Entrada publicada hoy en Aquí Diario Cantabria
Estábamos cambiando el paso, como en un buen aterrizaje, muy suavemente. El lobby energético había repartido cestas de navidad más suculentas que nunca entre los opinadores y éstos cada vez se cortaban menos en sus tertulias y columnas de opinión. Cada vez era menos contestable: fuera de la energía nuclear todo se ponía imposible por caro y progre trasnochado. Hay un video que sitúa al dirigente regional del PP menos notable, Nacho Diego, sacando pecho hace pocas semanas con ocasión de una visita a la central de Garoña en la que actuó entre los teloneros de Mariano Rajoy. No consta que acudiera también el primo de Mariano, su asesor en asuntos de I+D+i y cambio climático.
Ahí andábamos. Con las habituales y cotidianas acusaciones de improvisar dirigidas al gobierno. Alabando a Ángela Merkel, aunque a veces dirija sus riñas a los correligionarios españoles por no estar espabilados en asuntos financieros… Incluso nuestro mediático presidente regional se había mojado, y se ha vuelto a mojar –bueno es él- con el temita de las radiaciones. ¿Energía nuclear? Si, pero en Cantabria no. Que no deja de ser echar un trozo de morro al asunto.

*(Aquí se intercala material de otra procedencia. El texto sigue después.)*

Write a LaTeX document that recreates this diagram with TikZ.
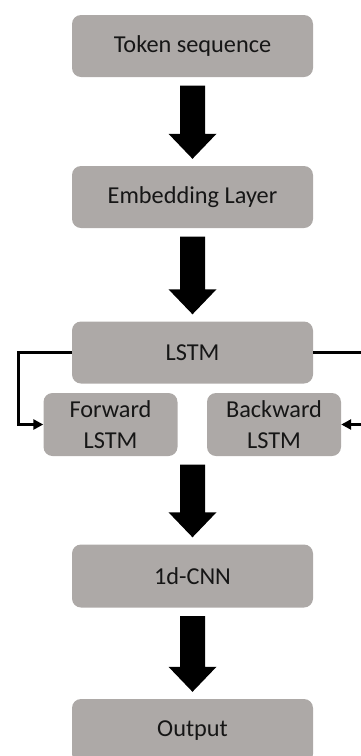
\documentclass[tikz,border=0pt]{standalone}
\usepackage{fontspec}
\setmainfont{Carlito}
\usetikzlibrary{calc,arrows.meta}

\definecolor{boxgray}{RGB}{173,169,167}
\definecolor{boxtext}{RGB}{22,22,22}

% thick block arrow from a point above to the top of a box
\newcommand{\blockarrowfrom}[2]{%
  \fill[black] let \p1=(#1), \p2=(#2.north) in
    (\x1-12.5pt,\y1-8.5pt) -- (\x1+12.5pt,\y1-8.5pt) --
    (\x1+12.5pt,\y2+32pt) -- (\x1+24pt,\y2+32pt) --
    (\x1,\y2+7pt) --
    (\x1-24pt,\y2+32pt) -- (\x1-12.5pt,\y2+32pt) -- cycle;}
% thick block arrow from the bottom of one box to the top of the next
\newcommand{\blockarrow}[2]{\blockarrowfrom{#1.south}{#2}}

\begin{document}
\begin{tikzpicture}[x=1pt,y=1pt,
  layerbox/.style={fill=boxgray, rounded corners=9pt, inner sep=0pt,
    text=boxtext, align=center,
    font=\fontsize{24.3}{31.5}\selectfont},
  widebox/.style={layerbox, minimum width=241pt, minimum height=62pt},
  halfbox/.style={layerbox, minimum width=134pt, minimum height=63pt},
  conn/.style={line width=3pt, -{Triangle[length=10pt,width=10pt]}}]

\useasboundingbox (0,0) rectangle (361,-756);
\clip (0,0) rectangle (361,-756);

\node[widebox] (tok) at (192.5,-46) {Token sequence};
\node[widebox] (emb) at (192.5,-197) {Embedding Layer};
\node[widebox] (lstm) at (192.5,-352.5) {LSTM};
\node[halfbox] (fwd) at (110.5,-424.5) {Forward\\LSTM};
\node[halfbox] (bwd) at (274,-424.5) {Backward\\LSTM};
\node[widebox, minimum height=63pt] (cnn) at (192.5,-576) {1d-CNN};
\node[widebox, minimum height=64pt] (out) at (192.5,-731) {Output};

\blockarrow{tok}{emb}
\blockarrow{emb}{lstm}
\coordinate (midsrc) at (lstm.south |- fwd.south);
\blockarrowfrom{midsrc}{cnn}
\blockarrow{cnn}{out}

\draw[conn] (lstm.west) -- ++(-53pt,0) |- (fwd.west);
\draw[conn] (lstm.east) -- ++(55pt,0) |- (bwd.east);
\end{tikzpicture}
\end{document}
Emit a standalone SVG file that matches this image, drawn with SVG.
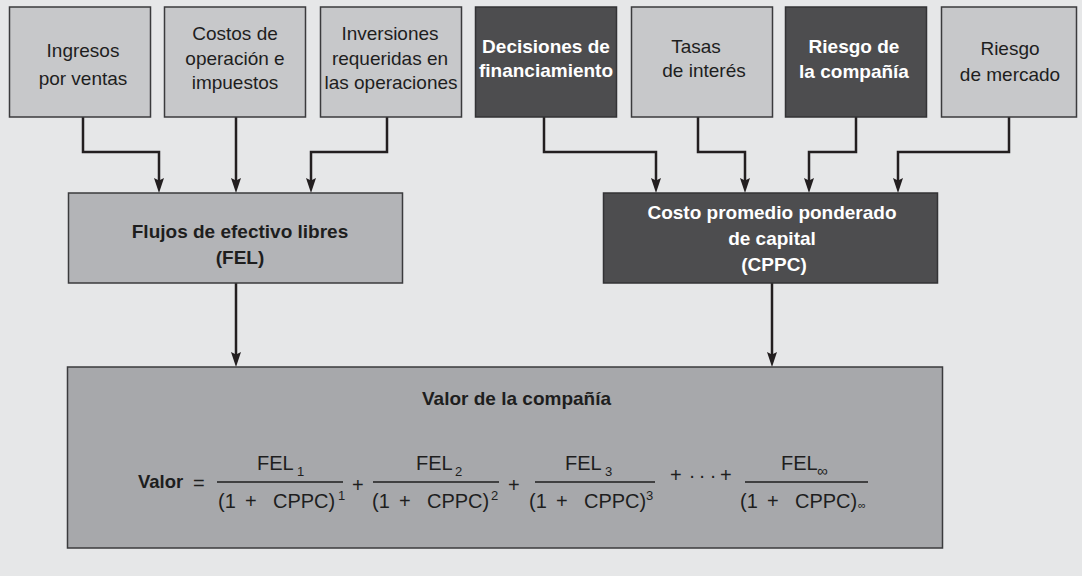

Y hace una semana un enorme seísmo ha sacudido Japón. Y no se sabe todavía el número de víctimas y casi nadie se acuerda del fenómeno natural y los damnificados por su causa, por una terrible razón: una central nuclear y al menos cuatro de sus seis reactores han sido dañados de tal forma que el accidente original ha quedado oculto en la práctica. Ahora la cuestión es saber, a cada minuto, cuál va a ser el tamaño del daño. Cómo si no hubiera sido bastante el seísmo. Si todo esto se contabilizase en el coste de obtención de kilowatios, los de origen nuclear no serían tan baratos como algunos proclaman.
Pero lo más grotesco ha sido ver como en un par de días, abogados, periodistas y otras nobles profesiones, se han reciclado en científicos y tecnólogos nucleares y aquí el que no mida la radiación en micronosequé es que no se come un rosco. Por no hablar del tamaño, que si mayor o menor que la desgracia de Chernobyl. Cierta mudez se ha instalado en el apartado de si hay que mantener abiertas centrales nucleares que ya han agotado su tiempo, que ya tendrían que estar cerradas. El periodo añadido a algunas, ¿ha rebajado nuestra factura eléctrica o ha incrementado el negocio ya de por si grandioso de las compañías de energía?
¿Se dirigirán desde la calle Génova a Merkel para advertirle que improvisa? En un caso como el suyo tampoco es ocioso preguntarse si cambia por contrición (mal intrínseco de la citada energía) o por atrición (próximas citas electorales). La sensación de ridículo ha tenido que invadir a algunos. Sabemos que la capacidad de los políticos para tragarse sapos es equivalente a la de Linda Lovelace tragando otras cosas, pero algún límite o transición tendrá que haber. El escándalo montado en torno al cierre de Garoña, que debería ocurrir este año al cumplir 40 de actividad y que ya tiene dos de propina ¿cómo queda a la luz del accidente de Fukushima y de las decisiones alemanas para las centrales de esa antigüedad?
Sin saber lo que pueda ocurrir hasta que esta columna llegue a sus manos el domingo por la mañana, tampoco sobre si Bengasi ha resistido o la resolución del Consejo de Seguridad de la ONU ha llegado tarde, tengo la impresión de que Fukushima marcará una frontera clara en la utilización de la energía nuclear. Se tiene que ir abriendo paso una manera distinta de relacionarnos con el planeta. El beneficio económico a corto plazo y para unos pocos, a cualquier coste, tiene que dejar de ser un principio aceptado como parte del sistema. Cambiar el paso.